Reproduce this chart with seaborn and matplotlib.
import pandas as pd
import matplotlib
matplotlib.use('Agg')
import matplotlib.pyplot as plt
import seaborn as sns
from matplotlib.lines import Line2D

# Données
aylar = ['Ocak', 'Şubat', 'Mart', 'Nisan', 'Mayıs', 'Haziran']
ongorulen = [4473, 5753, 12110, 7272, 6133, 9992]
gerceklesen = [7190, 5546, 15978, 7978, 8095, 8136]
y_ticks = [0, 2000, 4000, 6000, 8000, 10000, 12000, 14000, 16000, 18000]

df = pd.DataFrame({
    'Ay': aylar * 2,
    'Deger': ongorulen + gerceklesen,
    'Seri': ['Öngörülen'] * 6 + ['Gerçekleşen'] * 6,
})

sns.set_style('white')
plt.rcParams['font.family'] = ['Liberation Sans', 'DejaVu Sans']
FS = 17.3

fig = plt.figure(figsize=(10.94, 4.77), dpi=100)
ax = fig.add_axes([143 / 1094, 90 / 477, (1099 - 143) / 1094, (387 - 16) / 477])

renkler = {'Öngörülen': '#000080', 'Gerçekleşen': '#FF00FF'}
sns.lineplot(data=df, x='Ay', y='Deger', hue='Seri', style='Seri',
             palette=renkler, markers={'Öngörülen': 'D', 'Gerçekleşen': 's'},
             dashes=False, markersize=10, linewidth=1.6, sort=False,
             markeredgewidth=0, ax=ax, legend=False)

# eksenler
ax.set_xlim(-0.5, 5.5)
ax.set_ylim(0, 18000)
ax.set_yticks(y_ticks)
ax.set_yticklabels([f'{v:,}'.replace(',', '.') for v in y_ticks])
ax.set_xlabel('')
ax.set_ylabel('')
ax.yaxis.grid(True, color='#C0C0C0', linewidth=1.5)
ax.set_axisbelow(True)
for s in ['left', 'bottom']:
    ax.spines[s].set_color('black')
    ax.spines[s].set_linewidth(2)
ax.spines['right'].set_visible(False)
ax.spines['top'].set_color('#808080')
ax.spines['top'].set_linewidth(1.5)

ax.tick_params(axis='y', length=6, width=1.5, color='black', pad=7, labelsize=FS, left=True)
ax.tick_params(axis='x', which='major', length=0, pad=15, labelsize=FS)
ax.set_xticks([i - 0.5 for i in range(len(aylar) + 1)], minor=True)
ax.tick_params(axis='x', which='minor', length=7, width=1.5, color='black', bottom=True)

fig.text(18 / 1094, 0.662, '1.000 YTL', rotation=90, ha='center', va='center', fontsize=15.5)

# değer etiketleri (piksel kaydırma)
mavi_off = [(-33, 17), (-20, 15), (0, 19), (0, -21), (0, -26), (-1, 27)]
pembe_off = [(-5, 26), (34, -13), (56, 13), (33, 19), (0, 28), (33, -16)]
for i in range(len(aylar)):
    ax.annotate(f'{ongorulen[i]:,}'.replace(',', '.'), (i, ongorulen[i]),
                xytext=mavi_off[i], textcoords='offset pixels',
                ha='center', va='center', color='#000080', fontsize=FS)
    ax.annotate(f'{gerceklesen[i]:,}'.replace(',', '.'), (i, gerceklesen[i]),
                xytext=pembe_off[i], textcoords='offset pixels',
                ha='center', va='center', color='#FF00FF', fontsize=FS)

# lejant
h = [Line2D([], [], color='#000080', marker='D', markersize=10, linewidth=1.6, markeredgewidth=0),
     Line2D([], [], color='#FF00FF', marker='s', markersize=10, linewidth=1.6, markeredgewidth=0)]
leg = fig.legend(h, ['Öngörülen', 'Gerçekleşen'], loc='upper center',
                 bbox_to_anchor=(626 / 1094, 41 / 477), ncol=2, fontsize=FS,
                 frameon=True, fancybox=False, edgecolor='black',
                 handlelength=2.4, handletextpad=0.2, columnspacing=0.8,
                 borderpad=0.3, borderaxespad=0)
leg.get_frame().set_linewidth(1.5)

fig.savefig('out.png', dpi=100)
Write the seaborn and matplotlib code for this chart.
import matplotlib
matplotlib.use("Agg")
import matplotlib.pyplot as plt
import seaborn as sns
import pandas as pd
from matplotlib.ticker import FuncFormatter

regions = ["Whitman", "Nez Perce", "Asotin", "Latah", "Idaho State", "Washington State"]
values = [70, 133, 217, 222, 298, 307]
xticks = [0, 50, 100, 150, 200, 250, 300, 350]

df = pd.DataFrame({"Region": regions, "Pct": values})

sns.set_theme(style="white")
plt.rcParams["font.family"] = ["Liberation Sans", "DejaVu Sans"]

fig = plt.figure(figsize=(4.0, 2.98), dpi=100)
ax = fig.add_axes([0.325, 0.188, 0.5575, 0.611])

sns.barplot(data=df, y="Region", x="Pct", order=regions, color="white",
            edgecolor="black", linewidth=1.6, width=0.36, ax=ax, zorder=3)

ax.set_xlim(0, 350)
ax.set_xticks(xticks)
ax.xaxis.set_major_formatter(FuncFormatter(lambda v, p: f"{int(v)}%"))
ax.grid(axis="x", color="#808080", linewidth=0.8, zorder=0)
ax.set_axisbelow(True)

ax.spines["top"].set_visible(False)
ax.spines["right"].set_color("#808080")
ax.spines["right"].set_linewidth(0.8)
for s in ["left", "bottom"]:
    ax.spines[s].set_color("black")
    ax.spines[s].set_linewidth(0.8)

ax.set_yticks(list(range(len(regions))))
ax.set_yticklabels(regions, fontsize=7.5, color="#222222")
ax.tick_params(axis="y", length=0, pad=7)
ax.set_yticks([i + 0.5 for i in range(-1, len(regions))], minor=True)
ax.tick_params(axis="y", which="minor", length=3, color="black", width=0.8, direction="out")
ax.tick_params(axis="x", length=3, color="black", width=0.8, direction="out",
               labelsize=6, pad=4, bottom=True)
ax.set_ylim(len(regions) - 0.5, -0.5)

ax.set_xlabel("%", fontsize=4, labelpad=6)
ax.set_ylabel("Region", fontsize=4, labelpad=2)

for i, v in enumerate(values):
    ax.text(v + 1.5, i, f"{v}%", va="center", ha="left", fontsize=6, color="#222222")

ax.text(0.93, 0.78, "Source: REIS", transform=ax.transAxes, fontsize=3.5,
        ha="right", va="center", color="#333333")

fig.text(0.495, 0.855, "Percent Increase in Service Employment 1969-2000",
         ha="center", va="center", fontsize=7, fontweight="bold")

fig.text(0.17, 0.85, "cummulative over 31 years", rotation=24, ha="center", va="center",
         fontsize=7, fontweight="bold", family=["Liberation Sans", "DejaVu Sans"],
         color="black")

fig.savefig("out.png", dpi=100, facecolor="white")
==
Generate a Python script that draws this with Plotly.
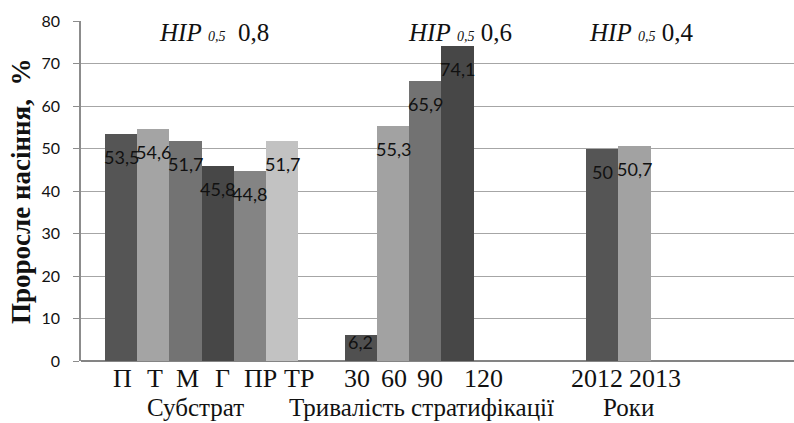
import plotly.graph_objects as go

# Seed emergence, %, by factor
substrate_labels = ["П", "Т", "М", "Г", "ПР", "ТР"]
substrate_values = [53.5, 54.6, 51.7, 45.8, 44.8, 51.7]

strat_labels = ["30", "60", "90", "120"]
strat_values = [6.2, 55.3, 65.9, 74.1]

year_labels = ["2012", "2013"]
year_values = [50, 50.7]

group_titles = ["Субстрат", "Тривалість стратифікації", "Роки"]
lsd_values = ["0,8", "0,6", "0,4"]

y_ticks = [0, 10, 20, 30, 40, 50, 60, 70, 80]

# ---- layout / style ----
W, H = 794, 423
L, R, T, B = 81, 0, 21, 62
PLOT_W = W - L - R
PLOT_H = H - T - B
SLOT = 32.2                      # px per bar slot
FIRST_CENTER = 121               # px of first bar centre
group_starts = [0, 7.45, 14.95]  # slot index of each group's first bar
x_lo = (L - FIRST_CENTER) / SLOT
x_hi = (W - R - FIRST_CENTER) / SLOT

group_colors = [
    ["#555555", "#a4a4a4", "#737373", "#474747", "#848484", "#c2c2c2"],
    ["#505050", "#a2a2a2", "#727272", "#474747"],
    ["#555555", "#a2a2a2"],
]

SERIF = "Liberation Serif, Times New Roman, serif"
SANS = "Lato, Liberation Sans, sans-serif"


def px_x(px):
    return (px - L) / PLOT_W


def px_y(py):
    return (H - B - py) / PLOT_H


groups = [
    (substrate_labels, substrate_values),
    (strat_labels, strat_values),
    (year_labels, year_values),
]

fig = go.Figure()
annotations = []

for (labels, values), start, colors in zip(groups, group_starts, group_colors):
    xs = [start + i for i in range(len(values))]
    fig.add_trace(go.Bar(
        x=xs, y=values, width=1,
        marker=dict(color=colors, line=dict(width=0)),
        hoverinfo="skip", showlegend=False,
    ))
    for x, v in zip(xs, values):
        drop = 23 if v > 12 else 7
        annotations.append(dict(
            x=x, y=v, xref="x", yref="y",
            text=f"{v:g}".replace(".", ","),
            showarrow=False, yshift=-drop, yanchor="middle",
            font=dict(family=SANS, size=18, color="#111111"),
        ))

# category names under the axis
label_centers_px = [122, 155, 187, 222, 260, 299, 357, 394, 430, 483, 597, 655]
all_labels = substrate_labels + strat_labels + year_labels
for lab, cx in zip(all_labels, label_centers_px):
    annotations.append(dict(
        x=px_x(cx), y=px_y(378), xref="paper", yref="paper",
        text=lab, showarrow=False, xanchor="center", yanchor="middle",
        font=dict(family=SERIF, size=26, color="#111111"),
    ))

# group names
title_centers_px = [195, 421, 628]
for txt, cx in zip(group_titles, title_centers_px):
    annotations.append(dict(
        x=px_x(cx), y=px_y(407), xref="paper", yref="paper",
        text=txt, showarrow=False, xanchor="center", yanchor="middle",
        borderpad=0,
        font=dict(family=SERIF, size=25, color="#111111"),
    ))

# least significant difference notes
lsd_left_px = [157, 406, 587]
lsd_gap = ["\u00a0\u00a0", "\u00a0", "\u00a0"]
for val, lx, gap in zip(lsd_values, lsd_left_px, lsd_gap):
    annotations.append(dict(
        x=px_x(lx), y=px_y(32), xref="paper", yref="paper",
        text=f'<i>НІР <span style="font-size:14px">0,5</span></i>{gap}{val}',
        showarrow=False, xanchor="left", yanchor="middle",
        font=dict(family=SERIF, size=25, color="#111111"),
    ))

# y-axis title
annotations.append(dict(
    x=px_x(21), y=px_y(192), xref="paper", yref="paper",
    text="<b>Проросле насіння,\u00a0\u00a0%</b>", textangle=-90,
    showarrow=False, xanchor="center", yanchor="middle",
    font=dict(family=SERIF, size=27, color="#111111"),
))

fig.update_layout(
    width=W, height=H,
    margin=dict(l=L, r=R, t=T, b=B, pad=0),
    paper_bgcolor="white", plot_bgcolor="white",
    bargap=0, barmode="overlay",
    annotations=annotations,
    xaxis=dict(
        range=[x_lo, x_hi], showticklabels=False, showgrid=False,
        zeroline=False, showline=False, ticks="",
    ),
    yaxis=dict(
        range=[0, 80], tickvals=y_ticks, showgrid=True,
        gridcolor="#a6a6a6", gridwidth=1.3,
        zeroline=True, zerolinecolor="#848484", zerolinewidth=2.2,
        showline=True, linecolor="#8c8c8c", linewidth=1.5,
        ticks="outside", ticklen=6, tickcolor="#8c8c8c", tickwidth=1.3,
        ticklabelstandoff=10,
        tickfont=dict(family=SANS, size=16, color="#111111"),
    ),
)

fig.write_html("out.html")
---
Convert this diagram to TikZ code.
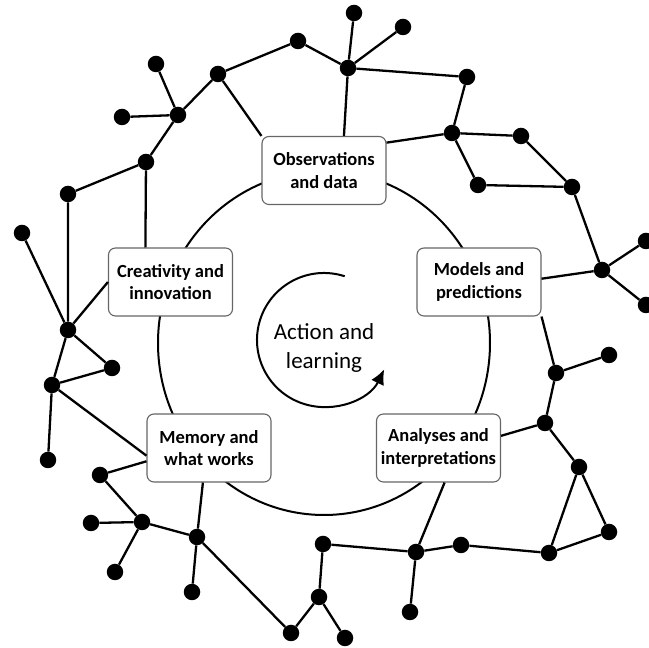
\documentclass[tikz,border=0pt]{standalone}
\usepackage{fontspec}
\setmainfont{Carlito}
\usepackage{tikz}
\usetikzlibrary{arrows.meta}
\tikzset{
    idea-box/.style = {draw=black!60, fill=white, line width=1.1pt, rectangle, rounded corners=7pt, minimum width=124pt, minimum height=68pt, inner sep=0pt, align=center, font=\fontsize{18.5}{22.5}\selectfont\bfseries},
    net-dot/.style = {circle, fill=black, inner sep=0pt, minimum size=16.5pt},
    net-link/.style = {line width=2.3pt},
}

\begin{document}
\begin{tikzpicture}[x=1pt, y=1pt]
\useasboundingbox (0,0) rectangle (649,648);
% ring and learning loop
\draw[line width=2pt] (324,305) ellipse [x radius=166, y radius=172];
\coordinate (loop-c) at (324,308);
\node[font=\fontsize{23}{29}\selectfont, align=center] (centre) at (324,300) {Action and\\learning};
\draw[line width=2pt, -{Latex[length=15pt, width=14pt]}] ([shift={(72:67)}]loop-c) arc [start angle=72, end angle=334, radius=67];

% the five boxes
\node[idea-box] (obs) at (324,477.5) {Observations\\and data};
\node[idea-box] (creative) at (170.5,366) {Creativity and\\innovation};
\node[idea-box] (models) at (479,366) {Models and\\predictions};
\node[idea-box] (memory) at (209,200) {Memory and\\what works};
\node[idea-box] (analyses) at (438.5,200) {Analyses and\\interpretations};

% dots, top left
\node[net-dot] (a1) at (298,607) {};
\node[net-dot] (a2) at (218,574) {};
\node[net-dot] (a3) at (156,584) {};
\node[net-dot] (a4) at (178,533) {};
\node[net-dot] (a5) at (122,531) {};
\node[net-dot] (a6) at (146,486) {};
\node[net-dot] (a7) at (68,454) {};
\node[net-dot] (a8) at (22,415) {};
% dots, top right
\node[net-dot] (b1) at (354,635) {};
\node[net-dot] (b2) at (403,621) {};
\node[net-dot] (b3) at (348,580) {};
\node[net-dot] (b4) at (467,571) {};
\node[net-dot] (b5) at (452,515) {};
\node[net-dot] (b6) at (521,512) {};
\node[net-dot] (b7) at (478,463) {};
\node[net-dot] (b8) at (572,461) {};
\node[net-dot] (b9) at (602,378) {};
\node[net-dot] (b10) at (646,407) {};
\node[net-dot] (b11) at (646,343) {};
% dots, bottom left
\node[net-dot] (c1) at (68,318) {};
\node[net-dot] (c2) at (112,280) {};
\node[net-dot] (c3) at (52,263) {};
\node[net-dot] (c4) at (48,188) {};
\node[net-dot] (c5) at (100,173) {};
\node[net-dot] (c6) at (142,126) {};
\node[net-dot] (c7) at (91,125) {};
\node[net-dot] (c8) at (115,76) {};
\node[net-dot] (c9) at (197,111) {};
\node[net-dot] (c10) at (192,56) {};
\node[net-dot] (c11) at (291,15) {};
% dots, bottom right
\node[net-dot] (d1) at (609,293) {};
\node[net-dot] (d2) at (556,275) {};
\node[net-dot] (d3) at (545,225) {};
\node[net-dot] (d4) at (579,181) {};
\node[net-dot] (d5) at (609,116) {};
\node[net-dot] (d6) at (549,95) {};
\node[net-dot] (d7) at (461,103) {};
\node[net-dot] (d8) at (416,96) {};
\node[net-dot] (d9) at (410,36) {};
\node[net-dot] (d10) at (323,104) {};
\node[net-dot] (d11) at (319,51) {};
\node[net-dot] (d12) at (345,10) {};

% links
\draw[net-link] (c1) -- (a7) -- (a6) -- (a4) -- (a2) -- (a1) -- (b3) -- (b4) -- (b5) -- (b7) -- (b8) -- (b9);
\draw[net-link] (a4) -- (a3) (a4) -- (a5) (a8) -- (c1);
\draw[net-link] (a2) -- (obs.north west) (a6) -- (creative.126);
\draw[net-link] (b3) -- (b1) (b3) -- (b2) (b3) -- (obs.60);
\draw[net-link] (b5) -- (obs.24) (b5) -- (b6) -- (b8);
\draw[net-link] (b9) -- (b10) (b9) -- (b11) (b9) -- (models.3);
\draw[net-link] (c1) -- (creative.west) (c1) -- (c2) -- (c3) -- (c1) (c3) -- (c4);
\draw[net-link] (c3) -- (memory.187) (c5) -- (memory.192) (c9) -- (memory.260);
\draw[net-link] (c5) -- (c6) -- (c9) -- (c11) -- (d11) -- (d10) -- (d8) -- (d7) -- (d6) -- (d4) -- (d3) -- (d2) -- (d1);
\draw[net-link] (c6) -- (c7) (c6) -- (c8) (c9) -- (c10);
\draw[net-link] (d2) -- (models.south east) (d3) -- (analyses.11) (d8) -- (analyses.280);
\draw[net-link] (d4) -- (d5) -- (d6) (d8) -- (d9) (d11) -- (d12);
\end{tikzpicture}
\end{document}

- [Set exercise]:
Transcribe each line of the data above, unaltered, from the one where "Write the seaborn" appears to the one where "ax = fig.add_axes([0.325, 0.188, 0.5575, 0.611])" appears, inclusive of both.

- [Output for this task]:
Write the seaborn and matplotlib code for this chart.
import matplotlib
matplotlib.use("Agg")
import matplotlib.pyplot as plt
import seaborn as sns
import pandas as pd
from matplotlib.ticker import FuncFormatter

regions = ["Whitman", "Nez Perce", "Asotin", "Latah", "Idaho State", "Washington State"]
values = [70, 133, 217, 222, 298, 307]
xticks = [0, 50, 100, 150, 200, 250, 300, 350]

df = pd.DataFrame({"Region": regions, "Pct": values})

sns.set_theme(style="white")
plt.rcParams["font.family"] = ["Liberation Sans", "DejaVu Sans"]

fig = plt.figure(figsize=(4.0, 2.98), dpi=100)
ax = fig.add_axes([0.325, 0.188, 0.5575, 0.611])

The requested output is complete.